Letting Go of Travel Guilt
One of the most harmful narratives in sustainability is guilt-driven behavior change. Guilt rarely creates long-term alignment—it creates burnout.
Minimalist philosophy offers a healthier alternative:
Do what you can
Improve over time
Avoid extremes
Stay honest and curious
You are allowed to enjoy travel and care about the planet. These are not opposing values.
Travel as a Teacher, Not a Commodity
When travel is treated as a product to consume quickly, it becomes extractive. When it’s treated as a teacher, it becomes transformative.
Minimalist travel allows you to:
Learn from different ways of living
Notice consumption patterns outside your own culture
Reflect on what “enough” looks like globally
Return home with perspective instead of possessions
This awareness often reshapes financial priorities long after the trip ends.
Environmental Financial Minimalism in Action
Environmental financial minimalism is about recognizing that money, consumption, and environmental impact are deeply connected.

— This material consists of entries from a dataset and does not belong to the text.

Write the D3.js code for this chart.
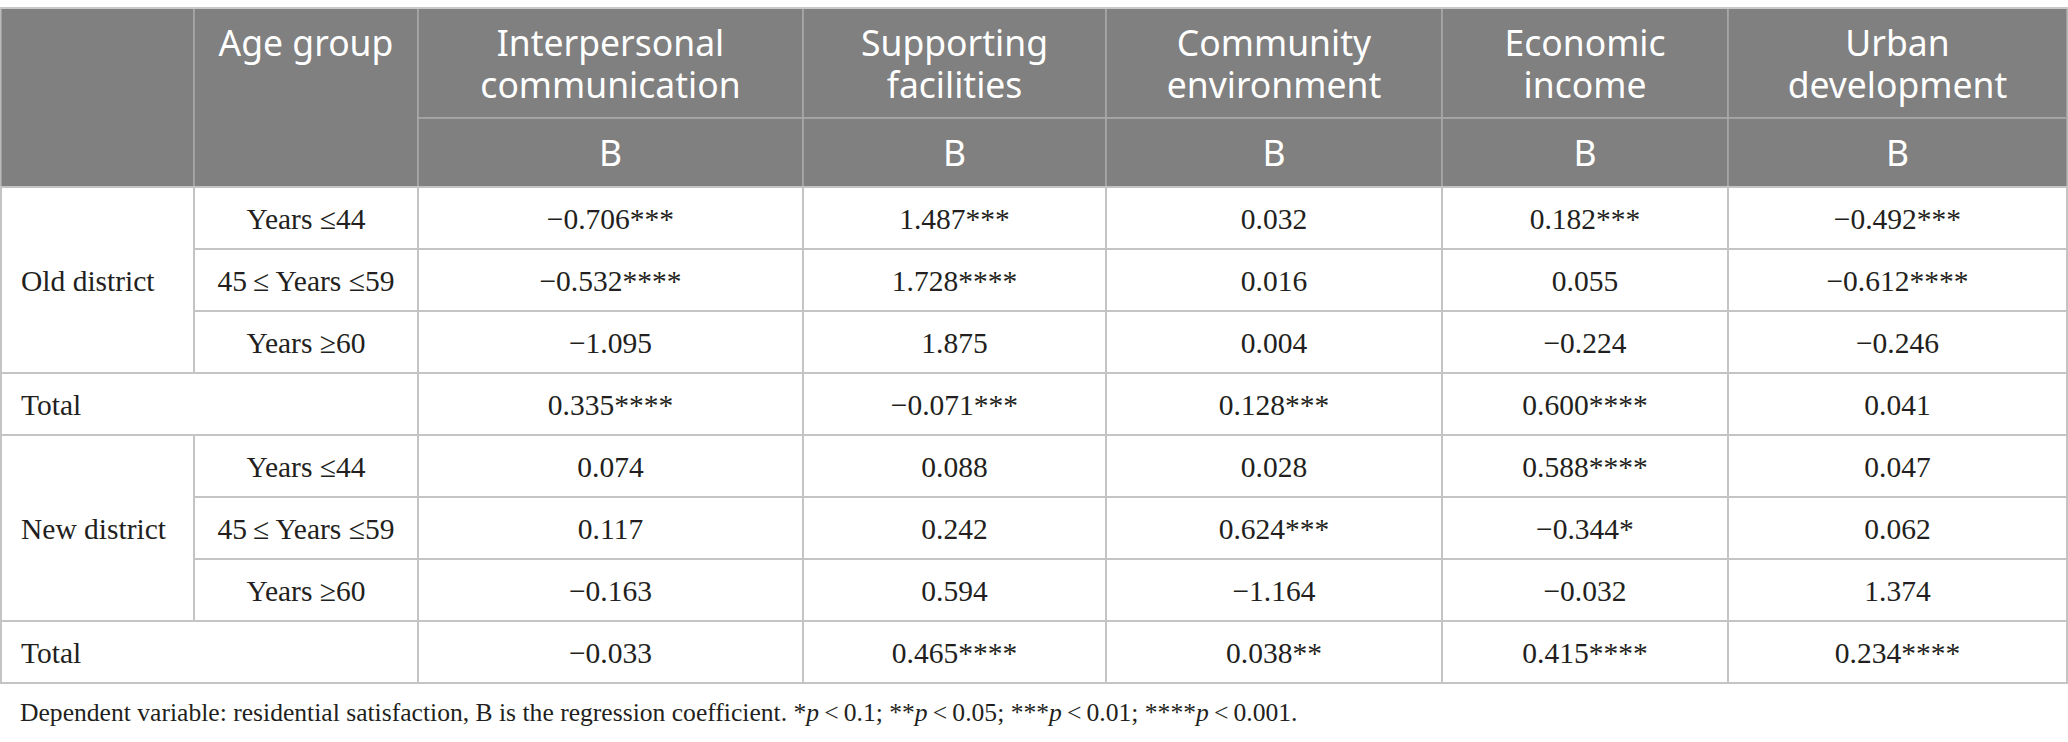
<!DOCTYPE html>
<html>
<head>
<meta charset="utf-8">
<script src="https://cdn.jsdelivr.net/npm/d3@7"></script>
<style>
  html, body { margin: 0; padding: 0; background: #fff; }
</style>
</head>
<body>
<div id="wrapper"></div>
<script>
// table content
const columnTitles = [
  ["Interpersonal", "communication"],
  ["Supporting", "facilities"],
  ["Community", "environment"],
  ["Economic", "income"],
  ["Urban", "development"],
];
const coefLabel = "B";
const ageHeader = "Age group";
const districts = ["Old district", "New district"];
const ageGroups = ["Years \u226444", "45\u2009\u2264 Years \u226459", "Years \u226560"];
const totalLabel = "Total";

// coefficients, rows: three age groups then total
const oldValues = [
  [-0.706, 1.487, 0.032, 0.182, -0.492],
  [-0.532, 1.728, 0.016, 0.055, -0.612],
  [-1.095, 1.875, 0.004, -0.224, -0.246],
  [0.335, -0.071, 0.128, 0.6, 0.041],
];
const oldStars = [
  [3, 3, 0, 3, 3],
  [4, 4, 0, 0, 4],
  [0, 0, 0, 0, 0],
  [4, 3, 3, 4, 0],
];
const newValues = [
  [0.074, 0.088, 0.028, 0.588, 0.047],
  [0.117, 0.242, 0.624, -0.344, 0.062],
  [-0.163, 0.594, -1.164, -0.032, 1.374],
  [-0.033, 0.465, 0.038, 0.415, 0.234],
];
const newStars = [
  [0, 0, 0, 4, 0],
  [0, 0, 3, 1, 0],
  [0, 0, 0, 0, 0],
  [0, 4, 2, 4, 4],
];
const footnote = "Dependent variable: residential satisfaction, B is the regression coefficient. ";
const pLevels = ["*", "**", "***", "****"];
const pValues = ["0.1;", "0.05;", "0.01;", "0.001."];

// layout
const dimensions = { width: 2068, height: 742 };
const colEdges = [1, 194, 418, 803, 1106, 1442, 1728, 2067];
const headerTop = 8, headerSplit = 118, bodyTop = 187, rowHeight = 62;

const xScale = d3.scaleLinear().domain(d3.range(colEdges.length)).range(colEdges);
const nRows = 8;
const yScale = d3.scaleLinear().domain([0, nRows]).range([bodyTop, bodyTop + rowHeight * nRows]);
const fmt = d3.format(".3f");

const svg = d3.select("#wrapper").append("svg")
  .attr("width", dimensions.width)
  .attr("height", dimensions.height);

// ---- header ----
const headerCells = [
  { c0: 0, c1: 1, y0: headerTop, y1: bodyTop, lines: [] },
  { c0: 1, c1: 2, y0: headerTop, y1: bodyTop, lines: [ageHeader] },
];
columnTitles.forEach((t, i) => {
  headerCells.push({ c0: i + 2, c1: i + 3, y0: headerTop, y1: headerSplit, lines: t });
  headerCells.push({ c0: i + 2, c1: i + 3, y0: headerSplit, y1: bodyTop, lines: [coefLabel] });
});

const header = svg.append("g");
header.selectAll("rect").data(headerCells).join("rect")
  .attr("x", d => xScale(d.c0))
  .attr("y", d => d.y0)
  .attr("width", d => xScale(d.c1) - xScale(d.c0))
  .attr("height", d => d.y1 - d.y0)
  .attr("fill", "#7f807f")
  .attr("stroke", "#a8a8a8")
  .attr("stroke-width", 1.6);

header.selectAll("text").data(headerCells).join("text")
  .attr("x", d => (xScale(d.c0) + xScale(d.c1)) / 2)
  .attr("y", d => d.y0 + 48)
  .attr("text-anchor", "middle")
  .attr("fill", "#fff")
  .style("font-family", "'Noto Sans', sans-serif")
  .style("font-size", "35.5px")
  .selectAll("tspan").data(d => d.lines.map((l, i) => ({ l, i }))).join("tspan")
  .attr("x", function () { return d3.select(this.parentNode).attr("x"); })
  .attr("dy", d => d.i === 0 ? 0 : 42)
  .text(d => d.l);

// top rule
svg.append("line")
  .attr("x1", 0).attr("x2", dimensions.width)
  .attr("y1", headerTop).attr("y2", headerTop)
  .attr("stroke", "#c8c8c8").attr("stroke-width", 2);

// ---- body ----
const bodyCells = [];
[[districts[0], oldValues, oldStars], [districts[1], newValues, newStars]].forEach(([name, vals, stars], g) => {
  const r0 = g * 4;
  bodyCells.push({ c0: 0, c1: 1, r0, r1: r0 + 3, text: name, align: "start" });
  ageGroups.forEach((a, i) => {
    bodyCells.push({ c0: 1, c1: 2, r0: r0 + i, r1: r0 + i + 1, text: a });
  });
  bodyCells.push({ c0: 0, c1: 2, r0: r0 + 3, r1: r0 + 4, text: totalLabel, align: "start" });
  vals.forEach((row, i) => {
    row.forEach((v, j) => {
      bodyCells.push({
        c0: j + 2, c1: j + 3, r0: r0 + i, r1: r0 + i + 1,
        text: fmt(v) + "*".repeat(stars[i][j]),
      });
    });
  });
});

const body = svg.append("g");
body.selectAll("rect").data(bodyCells).join("rect")
  .attr("x", d => xScale(d.c0))
  .attr("y", d => yScale(d.r0))
  .attr("width", d => xScale(d.c1) - xScale(d.c0))
  .attr("height", d => yScale(d.r1) - yScale(d.r0))
  .attr("fill", "#fff")
  .attr("stroke", "#c4c4c4")
  .attr("stroke-width", 2);

body.selectAll("text").data(bodyCells).join("text")
  .attr("x", d => d.align === "start" ? xScale(d.c0) + 20 : (xScale(d.c0) + xScale(d.c1)) / 2)
  .attr("y", d => (yScale(d.r0) + yScale(d.r1)) / 2 + 10.5)
  .attr("text-anchor", d => d.align === "start" ? "start" : "middle")
  .attr("fill", "#231f20")
  .style("font-family", "'Liberation Serif', 'Times New Roman', serif")
  .style("font-size", "29.5px")
  .text(d => d.text);

// ---- footnote ----
const note = svg.append("text")
  .attr("x", 20)
  .attr("y", yScale(nRows) + 38)
  .attr("fill", "#231f20")
  .style("font-family", "'Liberation Serif', 'Times New Roman', serif")
  .style("font-size", "25.6px");
note.append("tspan").text(footnote);
pLevels.forEach((s, i) => {
  note.append("tspan").text(s);
  note.append("tspan").style("font-style", "italic").text("p");
  note.append("tspan").text("\u2009<\u2009" + pValues[i] + (i < pLevels.length - 1 ? " " : ""));
});
</script>
</body>
</html>
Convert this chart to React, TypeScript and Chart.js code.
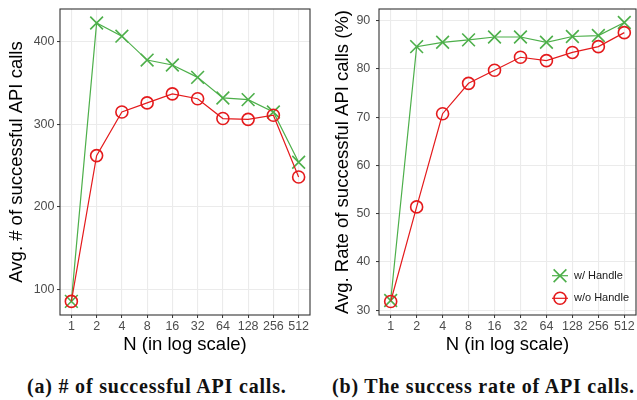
import React, { useEffect, useRef } from "react";
import { Chart, registerables } from "chart.js";

Chart.register(...registerables);

// ---------- data ----------
const nLabels = ["1", "2", "4", "8", "16", "32", "64", "128", "256", "512"];
const seriesNames = ["w/ Handle", "w/o Handle"];
const callsWithHandle = [85, 423, 407, 378, 372, 357, 332, 330, 315, 254];
const callsWithoutHandle = [85, 262, 315, 326, 337, 331, 307, 306, 311, 236];
const rateWithHandle = [32.0, 84.6, 85.5, 86.0, 86.6, 86.6, 85.5, 86.7, 86.9, 89.6];
const rateWithoutHandle = [31.8, 51.4, 70.7, 77.0, 79.7, 82.4, 81.7, 83.4, 84.6, 87.5];
const callsTicks = [100, 200, 300, 400];
const rateTicks = [30, 40, 50, 60, 70, 80, 90];
const xTitle = "N (in log scale)";
const callsTitle = "Avg. # of successful API calls";
const rateTitle = "Avg. Rate of successful API calls (%)";
const captionA = "(a) # of successful API calls.";
const captionB = "(b) The success rate of API calls.";

// ---------- styles ----------
const SANS = "'Liberation Sans', Arial, Helvetica, sans-serif";
const SERIF = "'Liberation Serif', 'Times New Roman', serif";
const GREEN = "#4DAF4A";
const RED = "#E41A1C";

function makeDatasets(withH: number[], withoutH: number[]) {
  return [
    {
      label: seriesNames[0],
      data: withH.map((y, i) => ({ x: i, y })),
      borderColor: GREEN,
      backgroundColor: GREEN,
      borderWidth: 1.2,
      pointStyle: "crossRot",
      pointRadius: 9,
      pointHoverRadius: 9,
      pointBorderWidth: 1.6,
      pointBorderColor: GREEN,
      pointBackgroundColor: GREEN,
      tension: 0,
      order: 1,
    },
    {
      label: seriesNames[1],
      data: withoutH.map((y, i) => ({ x: i, y })),
      borderColor: RED,
      backgroundColor: RED,
      borderWidth: 1.2,
      pointStyle: "circle",
      pointRadius: 6,
      pointHoverRadius: 6,
      pointBorderWidth: 1.6,
      pointBorderColor: RED,
      pointBackgroundColor: "rgba(0,0,0,0)",
      tension: 0,
      order: 0,
    },
  ];
}

const borderPlugin = {
  id: "panelBorder",
  afterDraw(chart: any) {
    const { ctx, chartArea: a } = chart;
    ctx.save();
    ctx.strokeStyle = "#333333";
    ctx.lineWidth = 1.1;
    ctx.strokeRect(a.left, a.top, a.right - a.left, a.bottom - a.top);
    ctx.restore();
  },
};

const insideLegendPlugin = {
  id: "insideLegend",
  afterDraw(chart: any) {
    const { ctx, chartArea: a } = chart;
    const ds = chart.data.datasets;
    const mx = a.right - 76;
    const rows = [a.bottom - 39.3, a.bottom - 16.7];
    ctx.save();
    ds.forEach((d: any, i: number) => {
      const y = rows[i];
      ctx.strokeStyle = d.borderColor;
      ctx.lineWidth = 1.2;
      ctx.beginPath();
      ctx.moveTo(mx - 8, y);
      ctx.lineTo(mx + 8, y);
      ctx.stroke();
      ctx.lineWidth = 1.6;
      ctx.beginPath();
      if (d.pointStyle === "crossRot") {
        const o = d.pointRadius * Math.SQRT1_2;
        ctx.moveTo(mx - o, y - o);
        ctx.lineTo(mx + o, y + o);
        ctx.moveTo(mx + o, y - o);
        ctx.lineTo(mx - o, y + o);
      } else {
        ctx.arc(mx, y, d.pointRadius, 0, Math.PI * 2);
      }
      ctx.stroke();
      ctx.fillStyle = "#1a1a1a";
      ctx.font = `11px ${SANS}`;
      ctx.textBaseline = "middle";
      ctx.textAlign = "left";
      ctx.fillText(d.label, mx + 14, y);
    });
    ctx.restore();
  },
};

type PanelProps = {
  left: number;
  width: number;
  height: number;
  yWidth: number;
  xHeight: number;
  padRight: number;
  yMin: number;
  yMax: number;
  yTicks: number[];
  yTitle: string;
  yTitlePad: number;
  yTickPad: number;
  withH: number[];
  withoutH: number[];
  legend: boolean;
};

function zeroPad(s: any) {
  s.paddingLeft = 0;
  s.paddingRight = 0;
  s.paddingTop = 0;
  s.paddingBottom = 0;
}

function Panel(p: PanelProps) {
  const ref = useRef<HTMLCanvasElement | null>(null);
  useEffect(() => {
    if (!ref.current) return;
    const chart = new Chart(ref.current, {
      type: "line",
      data: { datasets: makeDatasets(p.withH, p.withoutH) as any },
      options: {
        animation: false,
        responsive: true,
        maintainAspectRatio: false,
        layout: {
          autoPadding: false,
          padding: { top: 9, right: p.padRight, left: 0, bottom: 0 },
        },
        plugins: { legend: { display: false }, tooltip: { enabled: false } },
        scales: {
          x: {
            type: "linear",
            min: -0.45,
            max: 9.45,
            afterBuildTicks: (s: any) => {
              s.ticks = nLabels.map((_, i) => ({ value: i }));
            },
            afterFit: (s: any) => {
              s.height = p.xHeight;
              zeroPad(s);
            },
            ticks: {
              callback: (v: any) => nLabels[Math.round(Number(v))] ?? "",
              color: "#4d4d4d",
              font: { family: SANS, size: 12.5 },
              padding: 1,
              maxRotation: 0,
              autoSkip: false,
            },
            grid: {
              color: "#ebebeb",
              lineWidth: 1.1,
              drawTicks: true,
              tickLength: 3,
              tickColor: "#333333",
              tickWidth: 1,
            },
            border: { display: false },
            title: {
              display: true,
              text: xTitle,
              color: "#000000",
              font: { family: SANS, size: 18.5 },
              padding: { top: 0, bottom: 2 },
            },
          },
          y: {
            type: "linear",
            min: p.yMin,
            max: p.yMax,
            afterBuildTicks: (s: any) => {
              s.ticks = p.yTicks.map((v) => ({ value: v }));
            },
            afterFit: (s: any) => {
              s.width = p.yWidth;
              zeroPad(s);
            },
            ticks: {
              color: "#4d4d4d",
              font: { family: SANS, size: 12.5 },
              padding: p.yTickPad,
            },
            grid: {
              color: "#ebebeb",
              lineWidth: 1.1,
              drawTicks: true,
              tickLength: 3,
              tickColor: "#333333",
              tickWidth: 1,
            },
            border: { display: false },
            title: {
              display: true,
              text: p.yTitle,
              color: "#000000",
              font: { family: SANS, size: 18.5 },
              padding: { top: p.yTitlePad, bottom: 0 },
            },
          },
        },
      },
      plugins: p.legend ? [borderPlugin, insideLegendPlugin] : [borderPlugin],
    } as any);
    return () => chart.destroy();
  }, []);
  return (
    <div
      style={{
        position: "absolute",
        left: p.left,
        top: 0,
        width: p.width,
        height: p.height,
      }}
    >
      <canvas ref={ref} />
    </div>
  );
}

export default function App() {
  const captionStyle: React.CSSProperties = {
    position: "absolute",
    top: 376,
    fontFamily: SERIF,
    fontWeight: "bold",
    fontSize: 20,
    lineHeight: "20px",
    letterSpacing: 0.8,
    whiteSpace: "nowrap",
    color: "#111",
  };
  return (
    <div
      style={{
        position: "absolute",
        left: 0,
        top: 0,
        width: 637,
        height: 400,
        background: "#ffffff",
        overflow: "hidden",
      }}
    >
      <Panel
        left={0}
        width={318}
        height={358}
        yWidth={60}
        xHeight={43}
        padRight={8}
        yMin={68.5}
        yMax={440}
        yTicks={callsTicks}
        yTitle={callsTitle}
        yTitlePad={6}
        yTickPad={2.5}
        withH={callsWithHandle}
        withoutH={callsWithoutHandle}
        legend={false}
      />
      <Panel
        left={318}
        width={319}
        height={358}
        yWidth={61}
        xHeight={43}
        padRight={1}
        yMin={29}
        yMax={92.4}
        yTicks={rateTicks}
        yTitle={rateTitle}
        yTitlePad={14}
        yTickPad={5.7}
        withH={rateWithHandle}
        withoutH={rateWithoutHandle}
        legend={true}
      />
      <div style={{ ...captionStyle, left: 27 }}>{captionA}</div>
      <div style={{ ...captionStyle, left: 332 }}>{captionB}</div>
    </div>
  );
}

Travel choices reveal this clearly:
Faster usually costs more and harms more
Slower is often cheaper and gentler
Less consumption creates more presence
Intentional spending reduces regret
Travel becomes not an escape from values—but an expression of them.
You Don’t Have to Travel Perfectly
There is no such thing as zero-impact travel. But there is thoughtful travel.
Minimalist travel encourages:
Fewer trips, taken with care
Longer stays, deeper connections
Conscious spending
Ongoing reflection
The goal isn’t to be a perfect traveler. It’s to be a responsible one—financially, environmentally, and emotionally.
Leaving Places Better Than You Found Them (Including Yourself)
The most meaningful travel doesn’t just minimize harm—it changes how you live afterward.
When you return:
With less debt
With more gratitude
With fewer possessions
With deeper awareness
That’s minimalist travel at its best.